# WHAT IS EXPECTED
Copy every line of the listing that holds the string "Generate".

• • • •

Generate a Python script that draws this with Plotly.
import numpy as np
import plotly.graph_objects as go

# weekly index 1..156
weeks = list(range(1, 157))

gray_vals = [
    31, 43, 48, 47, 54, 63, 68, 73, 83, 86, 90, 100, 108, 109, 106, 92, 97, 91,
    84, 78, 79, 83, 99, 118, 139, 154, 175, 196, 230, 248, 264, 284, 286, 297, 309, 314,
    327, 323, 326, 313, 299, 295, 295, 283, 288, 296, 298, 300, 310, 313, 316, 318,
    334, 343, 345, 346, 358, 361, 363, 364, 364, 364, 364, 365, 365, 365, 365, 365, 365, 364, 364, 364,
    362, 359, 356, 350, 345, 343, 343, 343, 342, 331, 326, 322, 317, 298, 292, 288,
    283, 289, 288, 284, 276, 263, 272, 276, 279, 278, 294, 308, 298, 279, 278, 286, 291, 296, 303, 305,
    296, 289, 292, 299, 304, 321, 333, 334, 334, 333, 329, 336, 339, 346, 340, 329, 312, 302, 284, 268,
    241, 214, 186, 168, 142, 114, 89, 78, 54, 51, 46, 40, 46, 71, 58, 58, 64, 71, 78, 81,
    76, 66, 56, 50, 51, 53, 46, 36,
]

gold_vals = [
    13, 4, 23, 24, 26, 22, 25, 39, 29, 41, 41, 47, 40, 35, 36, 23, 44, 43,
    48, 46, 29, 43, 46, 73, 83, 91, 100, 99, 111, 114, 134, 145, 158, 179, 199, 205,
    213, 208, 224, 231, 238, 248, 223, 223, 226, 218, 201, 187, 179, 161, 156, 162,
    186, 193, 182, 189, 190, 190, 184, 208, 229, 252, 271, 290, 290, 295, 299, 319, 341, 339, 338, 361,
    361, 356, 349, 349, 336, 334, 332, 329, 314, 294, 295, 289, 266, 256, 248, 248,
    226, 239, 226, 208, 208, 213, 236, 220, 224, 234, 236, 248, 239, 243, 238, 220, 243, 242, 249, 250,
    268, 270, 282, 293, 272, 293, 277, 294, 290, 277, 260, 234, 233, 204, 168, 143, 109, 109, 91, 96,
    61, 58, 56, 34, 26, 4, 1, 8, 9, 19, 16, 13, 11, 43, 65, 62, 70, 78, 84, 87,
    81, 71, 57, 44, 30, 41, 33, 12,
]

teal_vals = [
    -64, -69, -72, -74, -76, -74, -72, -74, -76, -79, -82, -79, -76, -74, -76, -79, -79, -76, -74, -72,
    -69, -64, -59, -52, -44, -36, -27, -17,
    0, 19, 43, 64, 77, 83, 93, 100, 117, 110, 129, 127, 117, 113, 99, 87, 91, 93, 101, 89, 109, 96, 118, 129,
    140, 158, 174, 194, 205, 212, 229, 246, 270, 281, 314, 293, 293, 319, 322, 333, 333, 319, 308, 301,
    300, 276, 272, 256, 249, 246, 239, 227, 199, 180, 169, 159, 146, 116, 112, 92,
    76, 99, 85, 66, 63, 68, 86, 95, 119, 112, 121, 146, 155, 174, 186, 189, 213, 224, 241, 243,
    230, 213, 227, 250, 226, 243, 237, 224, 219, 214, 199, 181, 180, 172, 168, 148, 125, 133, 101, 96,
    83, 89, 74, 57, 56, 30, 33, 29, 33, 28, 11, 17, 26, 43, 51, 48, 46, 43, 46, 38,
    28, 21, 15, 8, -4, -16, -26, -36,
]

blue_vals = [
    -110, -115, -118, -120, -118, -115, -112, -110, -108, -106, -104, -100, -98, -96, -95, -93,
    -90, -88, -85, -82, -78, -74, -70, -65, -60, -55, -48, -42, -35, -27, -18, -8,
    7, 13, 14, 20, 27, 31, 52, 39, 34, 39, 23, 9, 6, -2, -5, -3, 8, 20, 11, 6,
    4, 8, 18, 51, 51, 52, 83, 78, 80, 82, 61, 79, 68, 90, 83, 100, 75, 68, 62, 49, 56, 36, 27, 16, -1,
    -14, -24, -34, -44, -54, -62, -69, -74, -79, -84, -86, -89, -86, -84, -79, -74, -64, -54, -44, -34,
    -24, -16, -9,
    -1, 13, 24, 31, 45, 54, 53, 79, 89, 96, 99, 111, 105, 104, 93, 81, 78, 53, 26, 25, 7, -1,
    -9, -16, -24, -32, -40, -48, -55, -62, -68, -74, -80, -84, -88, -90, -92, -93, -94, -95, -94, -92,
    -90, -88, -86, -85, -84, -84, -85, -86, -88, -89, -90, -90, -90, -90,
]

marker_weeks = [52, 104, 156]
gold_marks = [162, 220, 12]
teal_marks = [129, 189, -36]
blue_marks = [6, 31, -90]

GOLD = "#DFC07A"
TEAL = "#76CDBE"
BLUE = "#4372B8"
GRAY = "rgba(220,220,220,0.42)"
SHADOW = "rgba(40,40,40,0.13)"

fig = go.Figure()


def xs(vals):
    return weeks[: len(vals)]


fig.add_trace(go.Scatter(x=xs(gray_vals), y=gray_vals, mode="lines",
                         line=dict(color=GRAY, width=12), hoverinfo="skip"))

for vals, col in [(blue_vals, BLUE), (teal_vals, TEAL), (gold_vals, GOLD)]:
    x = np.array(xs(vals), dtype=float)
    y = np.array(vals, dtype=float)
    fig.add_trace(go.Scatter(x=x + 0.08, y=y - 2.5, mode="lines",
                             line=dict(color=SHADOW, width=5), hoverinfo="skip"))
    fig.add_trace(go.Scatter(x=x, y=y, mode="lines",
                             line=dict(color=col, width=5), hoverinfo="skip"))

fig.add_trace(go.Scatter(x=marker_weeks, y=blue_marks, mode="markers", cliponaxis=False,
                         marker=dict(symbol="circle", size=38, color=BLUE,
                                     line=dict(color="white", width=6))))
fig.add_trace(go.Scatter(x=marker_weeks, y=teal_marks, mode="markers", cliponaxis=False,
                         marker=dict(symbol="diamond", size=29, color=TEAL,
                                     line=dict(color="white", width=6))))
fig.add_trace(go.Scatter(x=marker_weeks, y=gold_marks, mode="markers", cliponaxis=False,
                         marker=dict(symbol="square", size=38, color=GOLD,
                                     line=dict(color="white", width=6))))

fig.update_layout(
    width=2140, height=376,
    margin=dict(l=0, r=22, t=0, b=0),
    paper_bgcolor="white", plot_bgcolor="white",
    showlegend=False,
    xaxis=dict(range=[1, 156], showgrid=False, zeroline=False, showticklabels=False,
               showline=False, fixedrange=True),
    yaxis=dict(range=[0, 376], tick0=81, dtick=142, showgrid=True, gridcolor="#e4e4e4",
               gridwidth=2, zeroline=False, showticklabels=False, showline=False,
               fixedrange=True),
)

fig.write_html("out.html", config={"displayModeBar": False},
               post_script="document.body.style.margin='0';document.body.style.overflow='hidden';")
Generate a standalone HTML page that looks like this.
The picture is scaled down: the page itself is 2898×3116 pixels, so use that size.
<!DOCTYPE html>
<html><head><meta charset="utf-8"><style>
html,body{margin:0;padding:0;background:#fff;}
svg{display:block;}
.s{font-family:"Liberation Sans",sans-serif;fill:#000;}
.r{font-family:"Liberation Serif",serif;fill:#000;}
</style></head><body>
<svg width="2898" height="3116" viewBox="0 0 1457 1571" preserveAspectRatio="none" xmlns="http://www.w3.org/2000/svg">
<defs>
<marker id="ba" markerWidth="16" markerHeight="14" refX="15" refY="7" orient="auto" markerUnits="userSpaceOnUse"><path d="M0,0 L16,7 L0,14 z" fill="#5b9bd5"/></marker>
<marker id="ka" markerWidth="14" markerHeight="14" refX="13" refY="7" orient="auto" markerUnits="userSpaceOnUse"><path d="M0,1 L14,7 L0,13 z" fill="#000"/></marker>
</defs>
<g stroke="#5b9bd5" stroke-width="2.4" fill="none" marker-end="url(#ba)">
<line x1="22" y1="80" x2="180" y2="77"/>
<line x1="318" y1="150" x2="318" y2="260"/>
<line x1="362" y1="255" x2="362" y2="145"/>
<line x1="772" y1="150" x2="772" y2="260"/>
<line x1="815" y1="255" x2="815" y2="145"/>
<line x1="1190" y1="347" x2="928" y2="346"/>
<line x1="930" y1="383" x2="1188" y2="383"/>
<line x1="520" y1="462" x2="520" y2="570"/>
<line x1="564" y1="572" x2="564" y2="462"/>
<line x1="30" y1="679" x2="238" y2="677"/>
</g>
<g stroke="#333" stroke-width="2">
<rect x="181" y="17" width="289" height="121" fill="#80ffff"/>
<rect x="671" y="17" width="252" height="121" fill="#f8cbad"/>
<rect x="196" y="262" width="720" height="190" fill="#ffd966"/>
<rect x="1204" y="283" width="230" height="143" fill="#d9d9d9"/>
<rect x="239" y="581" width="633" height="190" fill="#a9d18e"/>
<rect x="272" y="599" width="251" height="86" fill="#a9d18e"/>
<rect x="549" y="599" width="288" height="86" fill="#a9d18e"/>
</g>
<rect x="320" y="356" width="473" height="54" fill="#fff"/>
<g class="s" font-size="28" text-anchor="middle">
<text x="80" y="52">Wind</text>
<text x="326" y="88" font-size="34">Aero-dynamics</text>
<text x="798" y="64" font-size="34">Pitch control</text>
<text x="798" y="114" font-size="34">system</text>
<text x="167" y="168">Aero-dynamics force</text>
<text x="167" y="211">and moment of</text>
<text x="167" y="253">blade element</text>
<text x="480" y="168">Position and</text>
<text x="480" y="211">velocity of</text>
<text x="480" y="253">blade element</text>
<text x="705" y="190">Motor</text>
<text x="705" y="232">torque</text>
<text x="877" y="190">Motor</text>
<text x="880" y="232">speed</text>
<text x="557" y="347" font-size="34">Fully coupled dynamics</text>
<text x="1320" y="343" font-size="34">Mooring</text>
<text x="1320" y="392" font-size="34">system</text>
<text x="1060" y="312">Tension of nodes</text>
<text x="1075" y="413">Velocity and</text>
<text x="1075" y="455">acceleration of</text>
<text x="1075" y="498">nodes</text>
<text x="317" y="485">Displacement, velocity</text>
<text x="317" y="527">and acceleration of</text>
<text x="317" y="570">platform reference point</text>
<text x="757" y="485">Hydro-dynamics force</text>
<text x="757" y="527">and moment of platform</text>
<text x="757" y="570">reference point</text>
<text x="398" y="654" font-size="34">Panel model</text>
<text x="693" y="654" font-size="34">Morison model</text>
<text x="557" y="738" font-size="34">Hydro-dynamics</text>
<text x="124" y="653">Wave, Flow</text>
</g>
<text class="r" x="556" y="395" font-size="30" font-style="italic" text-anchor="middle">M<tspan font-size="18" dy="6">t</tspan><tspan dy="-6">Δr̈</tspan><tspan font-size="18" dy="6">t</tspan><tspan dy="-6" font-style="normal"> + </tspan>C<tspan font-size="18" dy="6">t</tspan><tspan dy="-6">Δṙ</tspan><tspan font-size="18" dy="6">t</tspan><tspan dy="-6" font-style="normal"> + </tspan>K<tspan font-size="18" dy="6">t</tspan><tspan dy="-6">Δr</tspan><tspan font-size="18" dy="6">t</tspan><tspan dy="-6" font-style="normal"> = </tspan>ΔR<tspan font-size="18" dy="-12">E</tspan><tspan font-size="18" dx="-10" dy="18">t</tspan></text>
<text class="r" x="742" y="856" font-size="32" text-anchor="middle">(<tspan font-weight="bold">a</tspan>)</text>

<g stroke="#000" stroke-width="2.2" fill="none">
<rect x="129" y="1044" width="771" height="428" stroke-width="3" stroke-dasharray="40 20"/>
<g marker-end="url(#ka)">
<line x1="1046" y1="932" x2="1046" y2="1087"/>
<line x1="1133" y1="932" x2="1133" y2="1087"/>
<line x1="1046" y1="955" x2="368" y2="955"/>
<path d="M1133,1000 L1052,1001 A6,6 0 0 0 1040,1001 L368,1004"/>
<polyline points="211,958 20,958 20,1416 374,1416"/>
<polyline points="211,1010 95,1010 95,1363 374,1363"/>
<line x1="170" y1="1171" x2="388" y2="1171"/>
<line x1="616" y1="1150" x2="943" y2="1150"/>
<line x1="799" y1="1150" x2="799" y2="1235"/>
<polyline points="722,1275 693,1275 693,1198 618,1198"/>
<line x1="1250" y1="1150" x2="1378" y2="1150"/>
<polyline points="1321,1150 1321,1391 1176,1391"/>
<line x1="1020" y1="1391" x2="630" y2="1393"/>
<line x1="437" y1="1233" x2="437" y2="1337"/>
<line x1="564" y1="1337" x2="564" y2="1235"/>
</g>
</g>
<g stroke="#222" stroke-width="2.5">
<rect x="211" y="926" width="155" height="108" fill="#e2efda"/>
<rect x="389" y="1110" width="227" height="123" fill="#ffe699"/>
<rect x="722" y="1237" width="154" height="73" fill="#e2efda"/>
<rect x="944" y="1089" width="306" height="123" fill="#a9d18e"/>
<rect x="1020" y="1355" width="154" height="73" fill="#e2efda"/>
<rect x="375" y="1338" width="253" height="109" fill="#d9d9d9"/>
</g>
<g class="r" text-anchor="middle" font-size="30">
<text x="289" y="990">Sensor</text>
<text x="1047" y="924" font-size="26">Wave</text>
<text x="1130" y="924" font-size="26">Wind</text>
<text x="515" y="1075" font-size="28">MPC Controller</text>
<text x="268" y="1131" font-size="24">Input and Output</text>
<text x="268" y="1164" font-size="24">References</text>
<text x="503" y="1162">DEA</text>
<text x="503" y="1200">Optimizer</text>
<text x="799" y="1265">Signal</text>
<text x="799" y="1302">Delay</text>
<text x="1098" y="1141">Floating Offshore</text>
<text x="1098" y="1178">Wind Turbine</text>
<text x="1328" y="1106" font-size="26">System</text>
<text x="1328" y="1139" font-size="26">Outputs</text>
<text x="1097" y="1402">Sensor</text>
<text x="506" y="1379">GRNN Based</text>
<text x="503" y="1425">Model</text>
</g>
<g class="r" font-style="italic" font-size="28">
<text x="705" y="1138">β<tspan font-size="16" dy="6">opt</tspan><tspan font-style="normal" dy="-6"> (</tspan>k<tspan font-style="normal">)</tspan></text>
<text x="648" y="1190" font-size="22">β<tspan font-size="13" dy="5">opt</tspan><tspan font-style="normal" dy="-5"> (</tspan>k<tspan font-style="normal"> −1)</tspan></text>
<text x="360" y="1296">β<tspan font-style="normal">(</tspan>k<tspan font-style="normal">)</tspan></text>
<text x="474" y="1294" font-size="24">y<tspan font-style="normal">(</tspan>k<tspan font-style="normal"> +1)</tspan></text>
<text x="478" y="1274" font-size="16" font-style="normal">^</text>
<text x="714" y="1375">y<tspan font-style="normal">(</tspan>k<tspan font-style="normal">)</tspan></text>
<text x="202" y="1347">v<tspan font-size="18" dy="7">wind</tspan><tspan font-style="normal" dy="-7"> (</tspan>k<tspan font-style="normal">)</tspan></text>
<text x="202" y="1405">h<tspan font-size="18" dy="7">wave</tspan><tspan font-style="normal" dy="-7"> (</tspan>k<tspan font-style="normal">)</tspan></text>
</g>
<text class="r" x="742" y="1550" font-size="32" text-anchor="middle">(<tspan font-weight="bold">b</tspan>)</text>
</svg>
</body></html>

• • • •

# FINAL RESULT
Generate a Python script that draws this with Plotly.
Generate a standalone HTML page that looks like this.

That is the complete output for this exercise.